Il y a les pères géniteurs et il y a les pères façonneurs. Il y a ceux qui n’ont fait que nous donner la vie et il y a ceux qui lui donnent un sens.
Avec son septième roman, La danse des pères, Max Lobe dévoile un pan plus intime de son écriture et propose une réflexion sur les figures paternelles qui construisent l’identité d’un individu. L’auteur aux nombreux prix littéraires renvoie son lectorat au Cameroun pour découvrir la vie de Benjamin Müller, un jeune homosexuel qui se bat pour son émancipation. Max Lobe n’en est pas à son coup d’essai quant à ces thématiques ; toutefois, La danse des pères se distingue dans la mesure où il s’agit ici d’un livre dédié aux pères qui peuvent nous faire du mal et à ceux qui peuvent nous en sauver.
Si Kiyo et Dorcas observent la scène, sages dans leur coin comme un juré devant une audition de ballerino, moi, j’applaudis de toutes mes forces, Paaapa de paaapa !, Paaapa de paaapa !; je saute sur les chaises, le canapé, partout-partout, je lève mes petites mains en l’air et je crie comme un admirateur devant son étoile.
Adulte, Benjamin est accoudé à la fenêtre dans son appartement lorsque les souvenirs de son enfance à Douala, dans son Cameroun natal, l’envahissent. À priori, c’était une enfance heureuse. Le père de famille, Kundè Di Gwet Njé, est un père aimant qui propage la bonne humeur par ses contes issus de sa vie, mais aussi par ses déhanchés légendaires de funky-makossa. Mais cette ambiance bon enfant n’est qu’éphémère : Benjamin sera violemment rejeté par son père et les autres hommes de Douala à cause de son apparence jugée « trop » féminine. Le protagoniste devra se battre seul pour prendre sa revanche sur ces hommes qui l’ont ostracisé. Son seul soutien réside en ses autres pères, ceux qu’il ne connaît qu’à travers les livres et la danse, et qui sont là pour l’épauler tout au long de ce combat personnel.
Aaah les enfants ! C’estàdire que parfois, lorsque je regarde la photo de Pôoopo Biya que votre mère a fait accrocher ici au-dessus de cette télévision, je me dis : Vreuuument, si seûment notre petit père de la nation-ci avait eu affaire à nos frères nkassa d’Algérie, il y a longtemps qu’il aurait quitté son petit trône de palais à Étoudi, là-bas à Yaoundé. Est-ce que les nkassa blaguent ? ils allaient lui dire, Ma’as-salama, Au revoir monsieur le président !

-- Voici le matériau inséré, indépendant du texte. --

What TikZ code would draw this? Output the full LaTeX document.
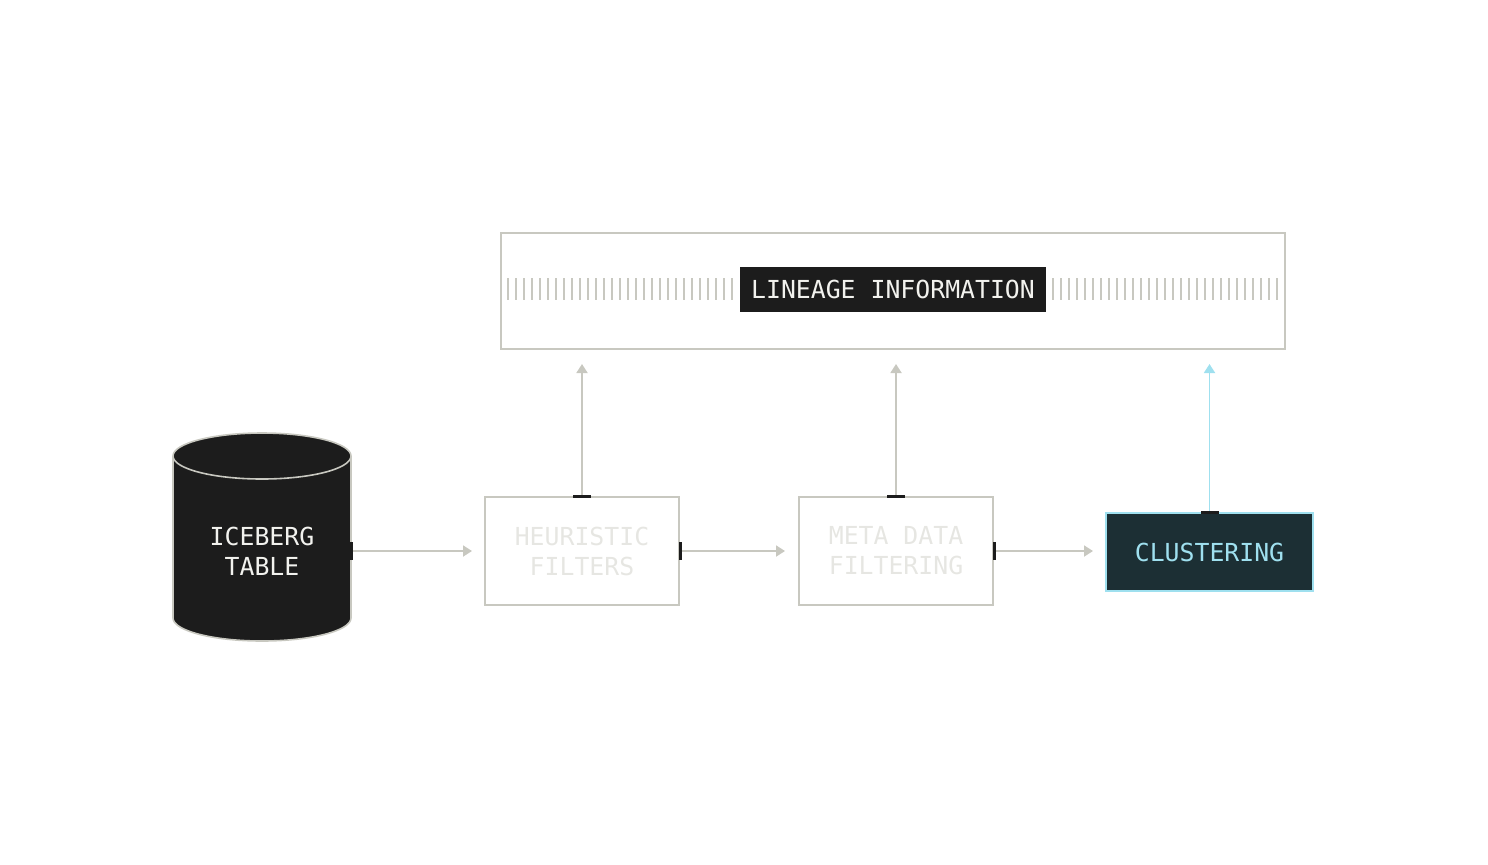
\documentclass[tikz,border=0pt]{standalone}
\usepackage{fontspec}
\setmonofont{DejaVu Sans Mono}
\usetikzlibrary{arrows.meta}
\definecolor{ink}{HTML}{1C1C1C}
\definecolor{rule}{HTML}{C8C8C0}
\definecolor{faint}{HTML}{E6E6E2}
\definecolor{paper}{HTML}{F2F2EE}
\definecolor{deep}{HTML}{1C2F34}
\definecolor{sky}{HTML}{9FE0EF}
\begin{document}
\begin{tikzpicture}
	[x=0.5pt, y=-0.5pt,
	label/.style={font=\ttfamily\fontsize{12.4}{15}\selectfont, align=center},
	stage/.style={label, draw=rule, line width=1pt, text=faint, minimum width=97pt, minimum height=54pt, inner sep=0pt},
	port/.style={fill=ink, inner sep=0pt},
	tick/.style={draw=rule, line width=1pt},
	flow/.style={draw=rule, line width=0.9pt, -{Triangle[length=4.5pt,width=5.5pt]}}]
	\useasboundingbox (0,0) rectangle (1488,864);
	\node[draw=rule, line width=1pt, minimum width=392pt, minimum height=58pt] (lin) at (893,291) {};
	\foreach \i in {0,...,28}
		\draw[tick] (508+8*\i,278) -- ++(0,22) (1053+8*\i,278) -- ++(0,22);
	\node[label, fill=ink, text=paper, minimum width=153pt, minimum height=22.5pt, inner sep=0pt] (lbl) at (893,289.5) {LINEAGE INFORMATION};
	\fill[ink] (173,456) rectangle (351,618);
	\fill[ink] (262,618) ellipse [x radius=44.5pt, y radius=11.5pt];
	\draw[rule, line width=0.8pt] (173,456) -- (173,618) arc [start angle=180, end angle=360, x radius=44.5pt, y radius=11.5pt] -- (351,456);
	\draw[rule, line width=0.8pt, fill=ink] (262,456) ellipse [x radius=44.5pt, y radius=11.5pt];
	\node[label, text=paper, minimum width=89pt, inner sep=0pt] (tbl) at (262,551) {ICEBERG\\TABLE};
	\node[stage] (hf) at (582,551) {HEURISTIC\\FILTERS};
	\node[stage] (mf) at (896,551) {META DATA\\FILTERING};
	\node[label, draw=sky, fill=deep, text=sky, line width=1pt, minimum width=103.5pt, minimum height=39pt, inner sep=0pt] (cl) at (1209.5,552) {CLUSTERING};
	\draw[flow, shorten >=6pt] (tbl.east) -- (hf.west);
	\draw[flow, shorten >=6.5pt] (hf.east) -- (mf.west);
	\draw[flow, shorten >=6pt] (mf.east) -- (mf.east -| cl.west);
	\draw[flow, shorten >=7pt] (hf.north) -- (hf.north |- lin.south);
	\draw[flow, shorten >=7pt] (mf.north) -- (mf.north |- lin.south);
	\draw[flow, draw=sky, shorten >=7pt] (cl.north) -- (cl.north |- lin.south);
	\node[port, minimum width=1.5pt, minimum height=9pt] (p1) at (tbl.east) {};
	\node[port, minimum width=1.5pt, minimum height=9pt] (p2) at (hf.east) {};
	\node[port, minimum width=1.5pt, minimum height=9pt] (p3) at (mf.east) {};
	\node[port, minimum width=9pt, minimum height=1.5pt] (p4) at (hf.north) {};
	\node[port, minimum width=9pt, minimum height=1.5pt] (p5) at (mf.north) {};
	\node[port, minimum width=9pt, minimum height=1.5pt] (p6) at (cl.north) {};
\end{tikzpicture}
\end{document}
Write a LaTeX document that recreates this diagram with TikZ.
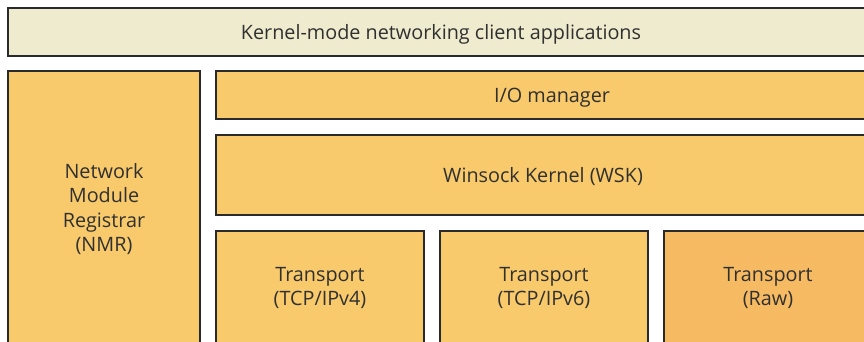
\documentclass[tikz,border=0pt]{standalone}
\usepackage{fontspec}
\setmainfont{Open Sans}
\usetikzlibrary{positioning}
\definecolor{boxline}{HTML}{2A2A2A}
\definecolor{labeltext}{HTML}{303030}
\definecolor{clientfill}{HTML}{EFEBCE}
\definecolor{layerfill}{HTML}{F9CA6B}
\definecolor{rawfill}{HTML}{F6BB62}
\tikzset{
  layer box/.style={rectangle,draw=boxline,line width=2.5pt,fill=layerfill,anchor=north west,
    inner sep=0pt,outer sep=0pt,align=center,text=labeltext,font=\fontsize{19.8}{24.5}\selectfont},
  client box/.style={layer box,fill=clientfill},
  raw box/.style={layer box,fill=rawfill},
  one line/.style={text depth=0pt},
}
\begin{document}
\begin{tikzpicture}[x=1pt,y=-1pt]
  \useasboundingbox (0,0) rectangle (864,342);
  \clip (0,0) rectangle (864,342);
  \node[client box,one line,minimum width=866pt,minimum height=48pt] (apps) at (8,8) {Kernel-mode networking client applications};
  \node[layer box,minimum width=192pt,minimum height=276pt] (nmr) at (8,71) {Network\\Module\\Registrar\\(NMR)};
  \node[layer box,one line,minimum width=672pt,minimum height=48pt] (iomgr) at (216,71) {I/O manager};
  \node[layer box,one line,minimum width=654pt,minimum height=80pt] (wsk) at (216,135) {Winsock Kernel (WSK)};
  \node[layer box,minimum width=208pt,minimum height=114pt] (tcp4) at (216,231) {Transport\\(TCP/IPv4)};
  \node[layer box,minimum width=208pt,minimum height=114pt] (tcp6) at (440,231) {Transport\\(TCP/IPv6)};
  \node[raw box,minimum width=208pt,minimum height=114pt] (raw) at (664,231) {Transport\\(Raw)};
\end{tikzpicture}
\end{document}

La danse des pères nous plonge dans l’intimité du jeune Benjamin. Plus encore, nous vivons sa vie. Nous prenons place à ses côtés pour assister au théâtre de son enfance. Le mot d’ordre est ‘authenticité’ et pour y parvenir, l’auteur propose un livre où la langue déployée est à l’intersection entre le français et le bassa. Max Lobe opte pour une langue vivante où récit et discours se mélangent pour faire place à l’oralité. Lire La danse des pères devient ainsi tâche ardue, tant le livre est bruyant.
Que quoi ? Tu baises avec les hommes ? Aaah Benjamin, t’es devenu pire encore qu’une chose blanche. Maintenant, écoute-moi bien, eh, comme tu vis là-bas avec ces gens-là, reste avec eux. Ne remets plus jamais les pieds ici. Compris ? Jamais.
Vivre dans l’intimité de Benjamin a un prix : la souffrance. On ne peut rester insensible au déversement de haine homophobe que Benjamin vit à Douala. De cette souffrance naît sa soif de revanche. Benjamin refuse catégoriquement de rester victime et reprend le contrôle de son histoire. La danse des pères est un livre qui questionne le pardon. Est-il possible de pardonner à nos pères le mal qu’ils nous ont infligé ? Comment faire ? Pour Benjamin, la route vers le pardon est longue et c’est une route qui se fait en solitaire. Max Lobe fait de l’intime une redoutable arme politique. De Kourouma à Mongo Beti, en passant par James Baldwin et Arthur Mitchell, La danse des pères est une lettre de remerciement à tous ses pères racisés qui ont donné sens à sa vie en refusant de se taire. La danse des pères envoie valser le patriarcat avec un texte à la mélodie explosive. Mais la question reste en suspens : serez-vous capable de suivre la cadence ?
Max Lobe, La danse des pères, Genève, Zoé, 2025, 176 pages, 24 CHF.